Dag Hammarskjold was involved in the Suez Canal crisis of 1956 and in the mediation among Arab states over Lebanon and Palestine in 1958. In 1960, he worked on the conflict in the Congo, and this was to be his last work. During this crisis, Dag faced the most difficult of all situations in his diplomatic work. He was asked by the Soviet Union to resign, under the allegation that he always made decisions with a bias against the socialist countries. In a remarkably moving speech before the United Nations on October 3, 1960, Dag Hammarskjold made clear his sense of responsibility to the U.N. He pointed out how historical truth is often established: "Once an allegation has been repeated a few times," he said, "it is no longer an allegation. It is an established fact, even if no evidence has been brought out in order to support it. However, facts are facts, and the true facts are there for whomsoever cares for truth." He refused to resign under the political pressure of a superpower such as Russia, saying that it was not the big powers that needed the protection of the U.N. but all the others. In the interest of the small nations he would stay, as long as they wished him to. The members of the U.N. showed their approval by an enthusiastic standing ovation.

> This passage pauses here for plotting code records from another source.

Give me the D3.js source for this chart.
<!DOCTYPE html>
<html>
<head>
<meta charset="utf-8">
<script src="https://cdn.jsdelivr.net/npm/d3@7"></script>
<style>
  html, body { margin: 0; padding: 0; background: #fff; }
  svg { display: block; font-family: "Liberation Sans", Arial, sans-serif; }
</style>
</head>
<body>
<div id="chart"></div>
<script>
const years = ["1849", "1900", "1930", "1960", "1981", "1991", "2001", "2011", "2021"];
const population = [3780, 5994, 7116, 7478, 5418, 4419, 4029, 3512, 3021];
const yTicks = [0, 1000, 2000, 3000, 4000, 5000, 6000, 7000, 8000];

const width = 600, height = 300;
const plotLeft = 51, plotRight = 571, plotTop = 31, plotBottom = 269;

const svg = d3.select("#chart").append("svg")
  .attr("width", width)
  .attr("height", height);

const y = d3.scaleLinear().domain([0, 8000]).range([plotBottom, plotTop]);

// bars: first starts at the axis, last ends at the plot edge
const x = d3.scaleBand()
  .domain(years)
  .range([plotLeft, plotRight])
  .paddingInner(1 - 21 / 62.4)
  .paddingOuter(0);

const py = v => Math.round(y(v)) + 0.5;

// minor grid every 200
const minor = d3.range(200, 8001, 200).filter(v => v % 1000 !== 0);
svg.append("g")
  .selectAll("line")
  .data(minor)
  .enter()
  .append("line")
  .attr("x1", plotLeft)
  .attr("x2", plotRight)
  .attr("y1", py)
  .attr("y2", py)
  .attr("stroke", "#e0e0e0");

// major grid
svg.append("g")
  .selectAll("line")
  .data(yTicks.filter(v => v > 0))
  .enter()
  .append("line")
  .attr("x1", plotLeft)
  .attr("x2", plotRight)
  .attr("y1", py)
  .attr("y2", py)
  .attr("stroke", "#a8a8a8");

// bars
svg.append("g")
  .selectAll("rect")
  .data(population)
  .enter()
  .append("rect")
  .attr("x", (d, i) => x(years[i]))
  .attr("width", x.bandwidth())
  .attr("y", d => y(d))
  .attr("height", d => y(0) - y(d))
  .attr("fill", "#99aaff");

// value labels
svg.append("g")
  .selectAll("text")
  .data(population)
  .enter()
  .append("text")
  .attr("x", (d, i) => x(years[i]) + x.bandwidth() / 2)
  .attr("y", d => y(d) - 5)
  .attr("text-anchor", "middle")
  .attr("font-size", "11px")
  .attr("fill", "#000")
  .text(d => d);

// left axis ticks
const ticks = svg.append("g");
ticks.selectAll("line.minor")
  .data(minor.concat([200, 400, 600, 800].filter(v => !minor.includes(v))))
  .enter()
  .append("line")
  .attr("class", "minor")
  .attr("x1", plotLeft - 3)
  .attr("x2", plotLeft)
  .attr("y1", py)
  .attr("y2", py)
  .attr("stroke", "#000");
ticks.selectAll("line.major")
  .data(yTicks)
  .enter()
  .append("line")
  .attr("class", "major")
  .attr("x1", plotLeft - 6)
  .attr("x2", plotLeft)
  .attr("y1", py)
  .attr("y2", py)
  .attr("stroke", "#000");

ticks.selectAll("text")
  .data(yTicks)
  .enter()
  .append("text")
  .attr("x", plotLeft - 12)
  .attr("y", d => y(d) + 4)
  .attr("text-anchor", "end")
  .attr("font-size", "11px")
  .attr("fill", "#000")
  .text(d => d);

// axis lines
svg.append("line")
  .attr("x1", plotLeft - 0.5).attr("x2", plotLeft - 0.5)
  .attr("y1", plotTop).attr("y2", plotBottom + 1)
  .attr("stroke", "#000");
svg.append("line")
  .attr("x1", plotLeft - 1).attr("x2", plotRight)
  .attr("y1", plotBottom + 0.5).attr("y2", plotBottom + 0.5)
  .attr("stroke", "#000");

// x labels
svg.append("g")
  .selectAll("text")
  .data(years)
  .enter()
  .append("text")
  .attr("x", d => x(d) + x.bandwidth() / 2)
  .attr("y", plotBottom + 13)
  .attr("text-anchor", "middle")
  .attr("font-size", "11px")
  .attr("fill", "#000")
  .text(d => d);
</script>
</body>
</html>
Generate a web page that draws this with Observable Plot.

During the years he spent in New York, Dag carried out a very active private life. He was interested in art and drama and was outstandingly educated about them. He was personally responsible for reviving interest in Eugene O'Neill's plays in America and Europe during the 1950s, and he arranged the staging of many of them in New York. Eugene O'Neill was apparently very appreciative of this effort. Dag also liked modern art and was very knowledgeable about it. He went to the Museum of Modern Art in New York to acquire some works of art to be displayed at the U.N. The curator did not know who he was and thought that he might be the curator of the Royal Swedish Museum because he was so knowledgeable. He was also a collector of books and had a huge personal library. He did translations, making many French and English writers available to Swedish readers. He translated the work of a French poet, Saint-John Perse, into Swedish, and because of its availability to the Swedish public, Perse won the Nobel Prize in Literature in 1960. Dag carried on translations even during the most difficult crises. It was a kind of release for him.

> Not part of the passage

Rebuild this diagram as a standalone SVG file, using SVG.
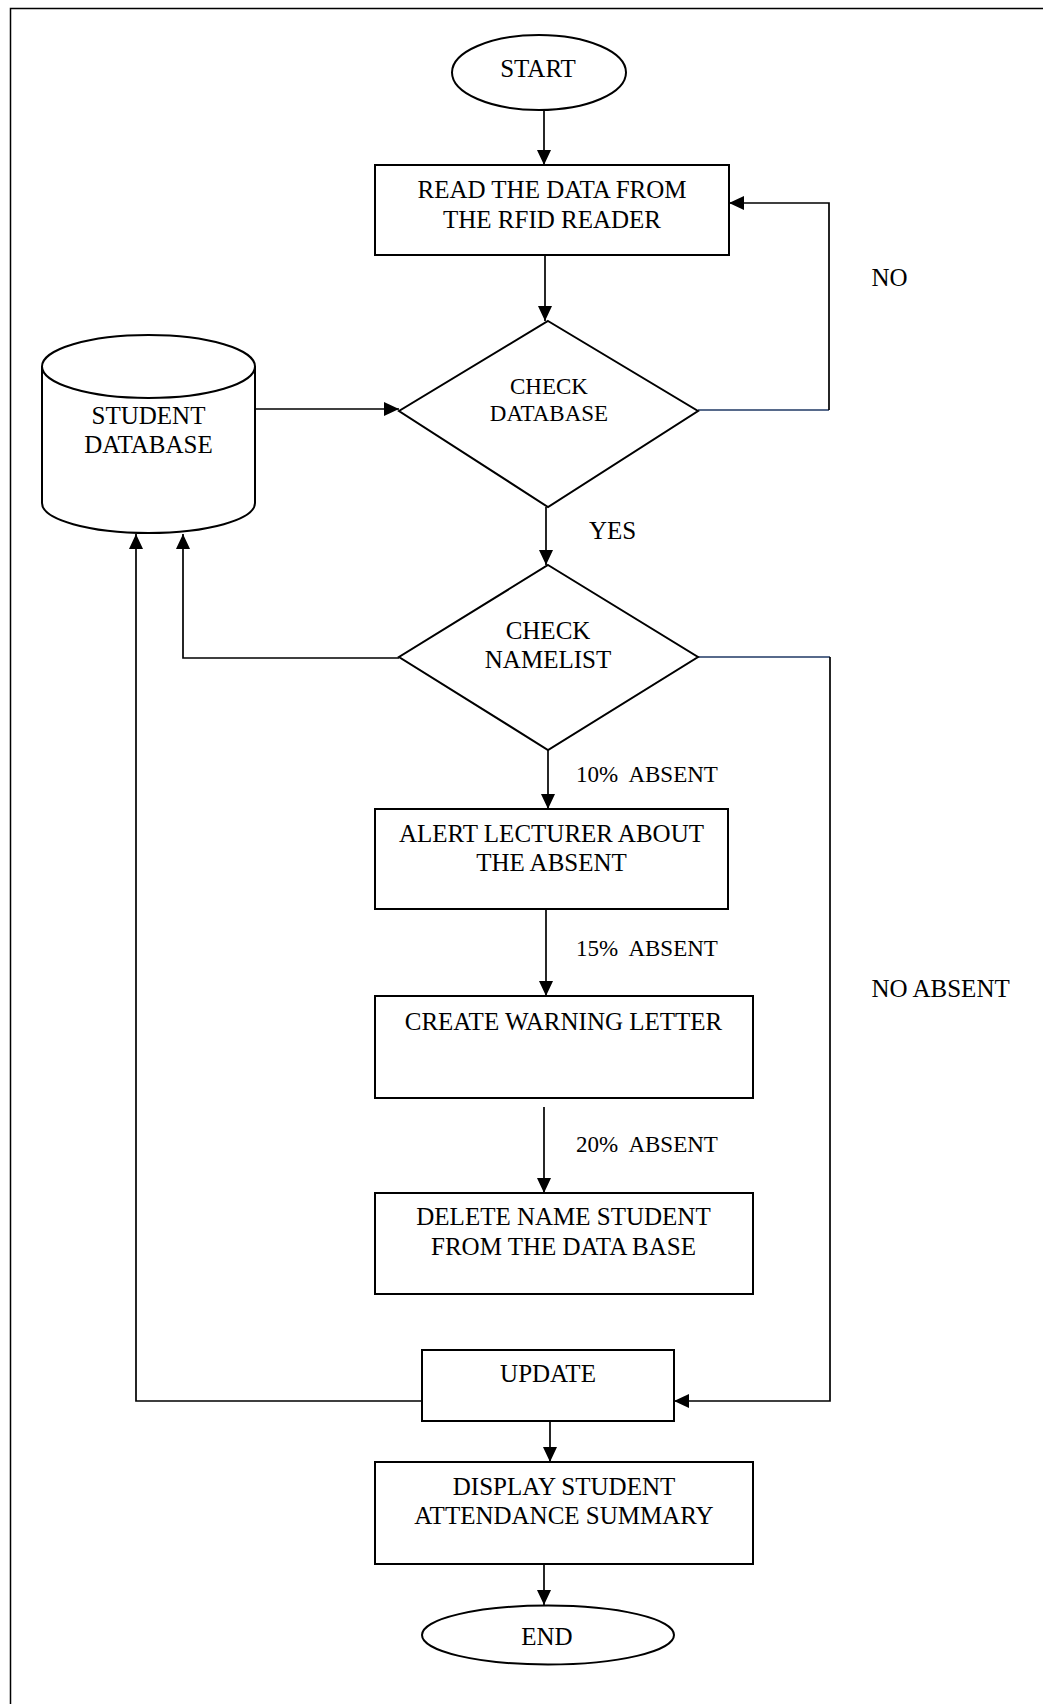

Dag Hammarskjold's death in 1961 took place under rather mysterious circumstances. He died in a plane crash in the Congo, and controversy surrounds exactly what happened. Some people thought he was shot down, others thought that maybe he arranged the accident himself. This rather bizarre idea is indicative of the reaction to his book published after his death. People were very critical of him for his private religious feelings, especially in Scandinavian countries, where spiritual life is something that is not much discussed. But some readers recognized the true spiritual search that was part of Hammarskjold's writings. His journals have become a source of inspiration for those with a similar inner quest.

Dag Hammarskjold was awarded the Nobel Peace Prize posthumously in 1961.


References and Recommended Reading

Hammarskjold, Dag. Markings. New York: Alfred A. Knopf, 1964.

Stolpe, Sven. Dag Hammarskjold: A Spiritual Portrait. New York: Charles Scribner's Sons, 1966.